Lozan Barış Antlaşması, Ulusal Kurtuluş Savaşımızın Cumhuriyet’in ilanından önceki son halkasıdır. Diğer bir deyişle, 19 Mayıs 1919’da Atatürk ve silah arkadaşlarının Samsun’a ayak basmalarıyla başlayan Kurtuluş mücadelesinin masa başında tüm dünyaya kabul ettirilmesidir.

İsmet İnönü başkanlığındaki bir heyet tarafından yürütülen görüşmeler, arada birkaç kere kesintiye uğramakla birlikte yaklaşık 9 ay sürmüş, Türkiye Heyeti, hedefleri büyük ölçüde gerçekleşmiştir.

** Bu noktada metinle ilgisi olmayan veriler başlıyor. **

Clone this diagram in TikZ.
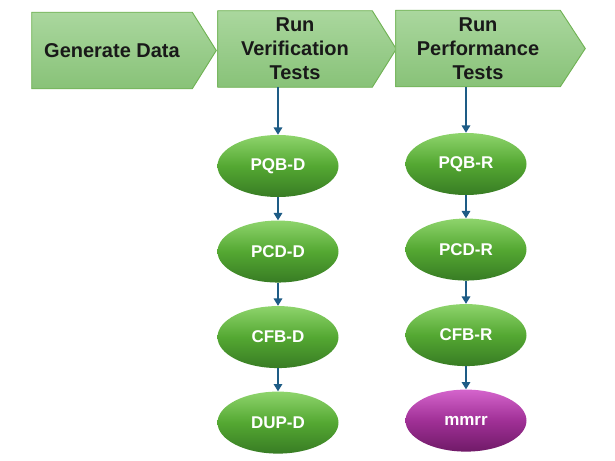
\documentclass[tikz,border=0pt]{standalone}
\usepackage{fontspec}
\setmainfont{Liberation Sans}
\usetikzlibrary{shapes.geometric,positioning,arrows.meta,backgrounds}

\definecolor{stagetop}{RGB}{170,215,158}
\definecolor{stagebot}{RGB}{136,194,120}
\definecolor{stageline}{RGB}{112,178,84}
\definecolor{greentop}{RGB}{142,212,108}
\definecolor{greenmid}{RGB}{84,168,50}
\definecolor{greenbot}{RGB}{56,124,36}
\definecolor{mmrrtop}{RGB}{212,100,204}
\definecolor{mmrrmid}{RGB}{160,48,150}
\definecolor{mmrrbot}{RGB}{112,26,104}
\definecolor{flowline}{RGB}{30,92,134}

\tikzset{
  stagetext/.style={inner sep=0pt, font=\bfseries\fontsize{15pt}{18pt}\selectfont,
    text=black!90, align=center, minimum height=57pt},
  stageshape/.style={draw=stageline, line width=0.7pt, top color=stagetop, bottom color=stagebot},
  task/.style={ellipse, inner sep=0pt, minimum width=90.75pt, minimum height=46.5pt,
    font=\bfseries\fontsize{12.75pt}{15pt}\selectfont, text=white,
    top color=greentop, bottom color=greenbot, middle color=greenmid},
  refrun/.style={task, top color=mmrrtop, bottom color=mmrrbot, middle color=mmrrmid},
  flow/.style={draw=flowline, line width=0.9pt, -{Triangle[width=6.5pt,length=5.5pt]}},
}

\begin{document}
\begin{tikzpicture}[x=0.75pt, y=-0.75pt, node distance=17.25pt]
  \useasboundingbox (0,0) rectangle (615,461);

  % pipeline stages
  \node[stagetext, minimum width=120pt] (gen) at (112,50.5) {Generate Data};
  \node[stagetext, minimum width=115.5pt] (ver) at (295,49) {Run\\Verification\\Tests};
  \node[stagetext, minimum width=123pt] (perf) at (478,48.5) {Run\\Performance\\Tests};

  \begin{scope}[on background layer]
    \foreach \s/\d in {gen/18pt,ver/18pt,perf/18.75pt}{
      \path[stageshape] (\s.north west) -- (\s.north east) -- ([xshift=\d]\s.east)
        -- (\s.south east) -- (\s.south west) -- cycle;
    }
  \end{scope}

  % verification tests
  \node[task] (pqbd) at (278,166) {PQB-D};
  \node[task, below=of pqbd] (pcdd) {PCD-D};
  \node[task, below=of pcdd] (cfbd) {CFB-D};
  \node[task, below=of cfbd] (dupd) {DUP-D};

  % performance tests
  \node[task] (pqbr) at (466,164) {PQB-R};
  \node[task, below=of pqbr] (pcdr) {PCD-R};
  \node[task, below=of pcdr] (cfbr) {CFB-R};
  \node[refrun, below=of cfbr] (mmrr) {mmrr};

  \draw[flow] (pqbd.north |- ver.south) -- (pqbd);
  \draw[flow] (pqbd) -- (pcdd);
  \draw[flow] (pcdd) -- (cfbd);
  \draw[flow] (cfbd) -- (dupd);

  \draw[flow] (pqbr.north |- perf.south) -- (pqbr);
  \draw[flow] (pqbr) -- (pcdr);
  \draw[flow] (pcdr) -- (cfbr);
  \draw[flow] (cfbr) -- (mmrr);
\end{tikzpicture}
\end{document}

Misak-ı Milli sınırları Fransızlarla yapılan Ankara Antlaşmasında olduğu şekliyle belirlenmiş, Ege Adaları ve Trakya sınırı çözümlenmiştir. Lozan Antlaşması tarafların kendi ülkelerindeki Meclislerinde kabul edilmesi gerektiği için 6 Ağustos 1924 tarihinde resmen yürürlüğe girmiştir.

Lozan Barış Antlaşması ne yazık ki ülkemizde zaman zaman tartışma konusu haline getirilmekte, tarihi gerçeklerle bağdaşmayan bir takım gerekçelerle değersizleştirilmeye çalışılmaktadır. Oysa her olay gerçekleştiği dönem içinde ve o dönemdeki koşullar göz önüne alınarak değerlendirilmelidir. Türkiye o dönemde, Balkan Savaşları ile başlayan, 1. Dünya Savaşı ile süren ve Kurtuluş Savaşı ile biten uzun bir dönem yaşamıştır. Osmanlı Devleti yıkılmış, Anadolu işgal edilmiştir. Türk halkı yorgundur. İşte o koşullar sonucu kazanılan Kurtuluş Savaşı sonucunda Avrupa Devletleri artık Türkiye’yi ve TBMM Hükümetini görmezden gelmenin mümkün olmadığını anlamış ve bizzat kendileri Türkiye’yi Lozan’a davet etmişlerdir.

Bu hususlar göz önüne alındığında, Lozan Barış Antlaşmasının ne kadar değerli ve önemli olduğu anlaşılacaktır. Önemli olan Lozan Barış Antlaşmasını tartışma konusu yapmak değil, orada kazanılan hakları sonuna kadar koruyabilmek ve tartışmaya bile açmamaktır. Ancak Ege Denizindeki bazı adaların komşumuz Yunanistan tarafındanTürkiye’ye karşı bir gözdağı vermek amacıyla işgal edilmelerine ve silahlandırılmasına göz yummak Türkiye’nin çıkarlarına uygun değildir.

Bu düşünceler ışığında Lozan Barış Antlaşmasının 98. yıl dönümünü kutluyor, Atatürk ve silah arkadaşlarının huzurunda saygıyla eğiliyorum.

Türkiye Cumhuriyeti ilelebet payidar kalacaktır.